CMO

CMO food for thought: Agile marketing

In our latest series on leading issues for CMOs, we ask three marketers to tell us what agile marketing is all about

In our latest Food for Thought series with leading marketers, we asked three brands: What does agile marketing and being responsive mean, and how do CMOs achieve it?

Dominic Brandon, group manager, marketing and brand, Allianz Australia

Agile marketing is used to describe an iterative process where teams work on short cycles to deliver short-term programs or solutions. Popular examples have been responsive content in social.

At Allianz, we follow the spirit of ‘agile’ rather than just do ‘agile’. For this reason I prefer ‘adaptive’ rather than ‘agile’ because it signals the purpose of customer focus over speed to market. Marketing teams should develop their own version of ‘agile’, one that suits their industry and organisational culture. This is not to diminish the imperative of agility but to effectively manage the business change process and ensure alignment with business objectives.

Allianz has agile processes, tracking and technologies for social, SEO, SEM, user experience, digital display, even television advertising. This allows us to optimise our ROI and consistently punch above our weight in one of the most competitive markets: Financial services.

In a world of constant change, the connected customer and the zero moment of truth, Allianz is continually learning and improving. We’re expanding data management capability, installing a new automated marketing platform and helping strengthen digital skillsets.

It is important to have the right people; the ‘T-shaped’ people with a broad knowledge of marketing and a deep specialisation or talent. We also need ‘pi-shaped’ (π) people, as eConsultancy’s Ashley Friedlein describes marketers who can be analytical and data driven as well as understand brand, storytelling and experiential. These integrators bring it all together. Moreover, team members should have an innate curiosity and a determination to make it happen. Once you have the team, ensure there’s no friction with agencies and provide the space and structure to achieve.

Alexandra Sloane, head of marketing, Facebook A/NZ

The key to executing ‘agile marketing’ is balancing short- and long-term objectives, ruthless prioritisation and built-in optimisation.

Being responsive to short-term objectives, and affecting new or changed sales, or product adoption targets, goes a long way in building trust with stakeholders. Any marketer knows the most successful marketing plans are those the whole organisation feels it owns. Part of that is being flexible and reacting to change, whether it’s internally or externally driven.
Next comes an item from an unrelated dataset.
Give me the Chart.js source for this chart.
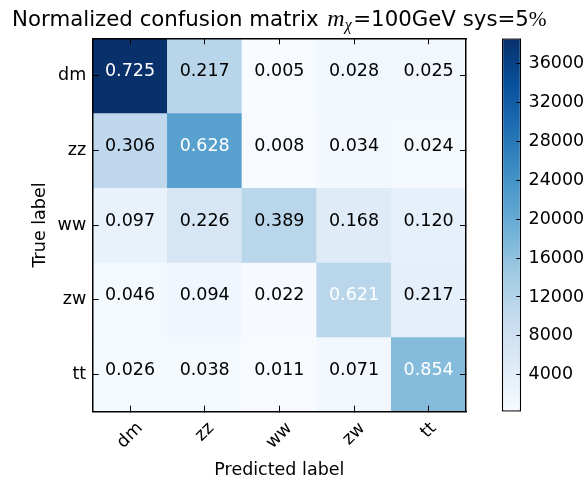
<!DOCTYPE html>
<html><head><meta charset="utf-8">
<script src="https://cdn.jsdelivr.net/npm/chart.js@4.4.0/dist/chart.umd.min.js"></script>
<style>
html,body{margin:0;padding:0;background:#fff;}
#wrap{position:relative;width:587px;height:477px;}
canvas{position:absolute;left:0;top:0;}
</style>
</head><body>
<div id="wrap"><canvas id="cm" width="587" height="477"></canvas><canvas id="cb" width="587" height="477"></canvas></div>
<script>
// ---- data ----
const predLabels = ['dm', 'zz', 'ww', 'zw', 'tt'];
const trueLabels = ['dm', 'zz', 'ww', 'zw', 'tt'];

// normalized values shown in each cell (rows = true label)
const normDm = [0.725, 0.217, 0.005, 0.028, 0.025];
const normZz = [0.306, 0.628, 0.008, 0.034, 0.024];
const normWw = [0.097, 0.226, 0.389, 0.168, 0.120];
const normZw = [0.046, 0.094, 0.022, 0.621, 0.217];
const normTt = [0.026, 0.038, 0.011, 0.071, 0.854];

// raw counts (drive the cell colours)
const countDm = [38560, 11530, 266, 1488, 1329];
const countZz = [10530, 21600, 275, 1170, 826];
const countWw = [2813, 6554, 11281, 4872, 3480];
const countZw = [837, 1711, 400, 11302, 3949];
const countTt = [516, 754, 218, 1409, 16943];

const colorbarTicks = [4000, 8000, 12000, 16000, 20000, 24000, 28000, 32000, 36000];

const titleMain = 'Normalized confusion matrix ';
const titleMathVar = 'm';
const titleMathSub = 'χ';
const titleRest = '=100GeV sys=5';
const titlePct = '%';
const xTitle = 'Predicted label';
const yTitle = 'True label';

// ---- helpers ----
const normMatrix = [normDm, normZz, normWw, normZw, normTt];
const countMatrix = [countDm, countZz, countWw, countZw, countTt];
const allCounts = countMatrix.flat();
const cMin = Math.min(...allCounts);
const cMax = Math.max(...allCounts);

const BLUES = [[247,251,255],[222,235,247],[198,219,239],[158,202,225],[107,174,214],[66,146,198],[33,113,181],[8,81,156],[8,48,107]];
function blues(t) {
  t = Math.max(0, Math.min(1, t));
  const p = t * 8;
  const i = Math.min(7, Math.floor(p));
  const f = p - i;
  const a = BLUES[i], b = BLUES[i + 1];
  const c = a.map((v, k) => Math.round(v + (b[k] - v) * f));
  return 'rgb(' + c.join(',') + ')';
}

const FONT = 'DejaVu Sans';
const FS = 17.5;
Chart.defaults.font.family = FONT;
Chart.defaults.color = '#000';

const gridOpts = { drawOnChartArea: false, tickLength: -6, color: '#000', lineWidth: 1, z: 1 };
const borderOpts = { display: true, color: '#000', width: 1.5, z: 1 };

const cellTextPlugin = {
  id: 'cellText',
  afterDatasetsDraw(chart) {
    const ctx = chart.ctx;
    const thresh = Math.max(...normMatrix.flat()) / 2;
    ctx.save();
    ctx.font = FS + 'px "' + FONT + '"';
    ctx.textAlign = 'center';
    ctx.textBaseline = 'alphabetic';
    chart.data.datasets.forEach((ds, i) => {
      const meta = chart.getDatasetMeta(i);
      meta.data.forEach((bar, j) => {
        const p = bar.getProps(['x', 'y', 'base'], true);
        const cy = (p.y + p.base) / 2 + 0.8;
        const v = normMatrix[i][j];
        ctx.fillStyle = v > thresh ? '#ffffff' : '#000000';
        ctx.fillText(v.toFixed(3), p.x, cy);
      });
    });
    ctx.restore();
  }
};

const labelsPlugin = {
  id: 'labelsPlugin',
  afterDraw(chart) {
    const { ctx, chartArea, scales } = chart;
    ctx.save();
    ctx.fillStyle = '#000';
    // rotated x tick labels (centred on ticks)
    ctx.font = FS + 'px "' + FONT + '"';
    const xs = scales.x;
    const lh = FS * 1.164;
    predLabels.forEach((lbl, k) => {
      const px = xs.getPixelForTick(k);
      const w = ctx.measureText(lbl).width;
      const half = (w + lh) / (2 * Math.SQRT2);
      const cy = chartArea.bottom + 6.7 + half;
      ctx.save();
      ctx.translate(px, cy);
      ctx.rotate(-Math.PI / 4);
      ctx.textAlign = 'center';
      ctx.textBaseline = 'middle';
      ctx.fillText(lbl, 0, 0);
      ctx.restore();
    });
    // axis titles
    ctx.textAlign = 'center';
    ctx.textBaseline = 'alphabetic';
    const cx = (chartArea.left + chartArea.right) / 2;
    ctx.fillText(xTitle, cx, 474.7);
    ctx.save();
    ctx.translate(44.5, (chartArea.top + chartArea.bottom) / 2);
    ctx.rotate(-Math.PI / 2);
    ctx.fillText(yTitle, 0, 0);
    ctx.restore();
    // main title with math part
    const parts = [
      { t: titleMain, f: '21.3px "DejaVu Sans"', dy: 0, pre: 0, post: 2 },
      { t: titleMathVar, f: 'italic 24px "Liberation Serif"', dy: 0, pre: 0, post: 0 },
      { t: titleMathSub, f: 'italic 16px "Liberation Serif"', dy: 4.5, pre: 0, post: 1.5 },
      { t: titleRest, f: '21.3px "DejaVu Sans"', dy: 0, pre: 0, post: 0 },
      { t: titlePct, f: '21.3px "Liberation Serif"', dy: 0, pre: 0, post: 0 }
    ];
    let total = 0;
    parts.forEach(p => { ctx.font = p.f; p.w = ctx.measureText(p.t).width; total += p.w + p.pre + p.post; });
    let x = cx - total / 2;
    ctx.textAlign = 'left';
    parts.forEach(p => { ctx.font = p.f; x += p.pre; ctx.fillText(p.t, x, 25.7 + p.dy); x += p.w + p.post; });
    ctx.restore();
  }
};

new Chart(document.getElementById('cm'), {
  type: 'bar',
  data: {
    labels: predLabels,
    datasets: trueLabels.map((r, i) => ({
      label: r,
      data: predLabels.map(() => 1),
      backgroundColor: countMatrix[i].map(v => blues((v - cMin) / (cMax - cMin))),
      borderWidth: 0,
      barPercentage: 1,
      categoryPercentage: 1,
      stack: 'rows'
    }))
  },
  options: {
    responsive: false,
    animation: false,
    events: [],
    layout: { padding: { left: 0, top: 38.3, right: 121, bottom: 0 } },
    plugins: { legend: { display: false }, tooltip: { enabled: false }, title: { display: false } },
    scales: {
      x: {
        type: 'category', position: 'bottom', stacked: true, offset: true,
        grid: Object.assign({}, gridOpts, { offset: false }),
        ticks: { display: false },
        border: borderOpts,
        afterFit(s) { s.height = 65.3; }
      },
      x2: {
        type: 'category', position: 'top', labels: predLabels, offset: true,
        grid: Object.assign({}, gridOpts, { offset: false }),
        ticks: { display: false },
        border: borderOpts,
        afterFit(s) { s.height = 0; }
      },
      y: {
        type: 'linear', position: 'left', stacked: true, reverse: true, min: 0, max: trueLabels.length,
        afterBuildTicks(s) { s.ticks = trueLabels.map((_, i) => ({ value: i + 0.5 })); },
        ticks: { callback: (v, idx) => trueLabels[idx], font: { size: FS, family: FONT }, color: '#000', padding: 12.5, z: 1 },
        grid: gridOpts,
        border: borderOpts,
        afterFit(s) { s.width = 92.7; }
      },
      y2: {
        type: 'linear', position: 'right', reverse: true, min: 0, max: trueLabels.length,
        afterBuildTicks(s) { s.ticks = trueLabels.map((_, i) => ({ value: i + 0.5 })); },
        ticks: { display: false },
        grid: gridOpts,
        border: borderOpts,
        afterFit(s) { s.width = 0; }
      }
    }
  },
  plugins: [cellTextPlugin, labelsPlugin]
});

new Chart(document.getElementById('cb'), {
  type: 'bar',
  data: {
    labels: ['counts'],
    datasets: [{
      data: [[cMin, cMax]],
      backgroundColor: (c) => {
        const ch = c.chart;
        const ys = ch.scales && ch.scales.y;
        if (!ch.chartArea || !ys) return blues(0);
        const g = ch.ctx.createLinearGradient(0, ys.getPixelForValue(cMin), 0, ys.getPixelForValue(cMax));
        BLUES.forEach((col, k) => g.addColorStop(k / 8, 'rgb(' + col.join(',') + ')'));
        return g;
      },
      borderColor: '#000',
      borderWidth: 1.5,
      borderSkipped: false,
      inflateAmount: 0,
      barPercentage: 1,
      categoryPercentage: 1
    }]
  },
  options: {
    responsive: false,
    animation: false,
    events: [],
    layout: { padding: { left: 501.7, top: 38.3, right: 0, bottom: 65.3 } },
    plugins: { legend: { display: false }, tooltip: { enabled: false } },
    scales: {
      x: { display: false },
      y: {
        type: 'linear', position: 'right', min: cMin, max: cMax,
        afterBuildTicks(s) { s.ticks = colorbarTicks.map(v => ({ value: v })); },
        ticks: { callback: (v) => String(v), font: { size: FS, family: FONT }, color: '#000', padding: 12.2, z: 1 },
        grid: { drawOnChartArea: false, tickLength: -5, color: '#000', lineWidth: 1, z: 1 },
        border: { display: false },
        afterFit(s) { s.width = 65.7; }
      }
    }
  }
});
</script>
</body></html>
Some long-range planning is important in terms of managing budgets, of course, but also for tracking to longer-term objectives, typically associated with parent brand metrics. At Facebook, the flat hierarchical structure and transparency provided at all levels and from top down, along with the focus on impact, allow team members to feel part of the overall mission.

Being a mission-led company focused on impact helps enormously when it comes to prioritisation. What defines your business strategy is ultimately what goals you want to achieve and the work you are doing.

Related: Why CMOs must embrace the seven principles of agile marketing

With agile, and responding to factors on the go, the risk is that you try to ‘do it all’. Ruthless prioritisation is key to ensure agile marketing isn’t just reactive marketing – the ship needs to be steered by someone who has their eyes on the horizon as well as the quick business wins. As part of our ruthless prioritisation, we often identify ‘non-goals’ – things that are important and useful, but not as crucial as the other things we choose to focus on.

Successful agility in marketing will come from empowering people to place and move bets based on where greater impact is going to come from. Agility will also flourish in a culture unafraid of failure. A team that can pivot their focus when needed must be creative, daring, resilient but disciplined.

Before moving onto the next ‘bright, shiny thing’, our team builds in ‘pauses’. This is dedicated time to assess, document and share learnings to ensure our next engagement is optimised.

Lisa Arthur, CMO, marketing applications, Teradata

When I think of an agile marketing organisation, I think of an ability to “pivot” – respond in real time to opportunities. Customers expect real-time response and while technology is central, ultimately agile is a frame of mind. Agile is about winning in the marketplace.

Achieving this mindset calls for braiding together solutions, people and corporate cultures. To make agile sustainable, marketers need to operate in a data-oriented culture, because today’s marketing is de facto data driven.

The CMO must also be a deliberate and disruptive change agent. Strong leadership and people skills are mandatory to get the team motivated and focused on success. This requires articulating a vision with texture, that is attainable within the time allotted. Some challenges will be that existing silos will impede progress and cloud the broader purpose. In such cases, the silos need to be crushed, or at least blended. For example, it can no longer be sales versus marketing. The perception has to be that agile marketing is about ‘better enabling sales to sell’.

People will wonder ‘why are we doing this?’ and everything will feel clumsy until the new technologies and processes gel. I encourage marketing leaders to provide frequent updates on common metrics so teams can chart progress from their lines of sight (we had daily stand-up meetings, for example).

It is critical CMOs put forth a clear marketplace vision, a realistic strategy that maps to business goals, and use solutions built for agile marketing, such as those that help you get, use and make sense of data. Then, as you implement agile, you should always be over-communicating progress.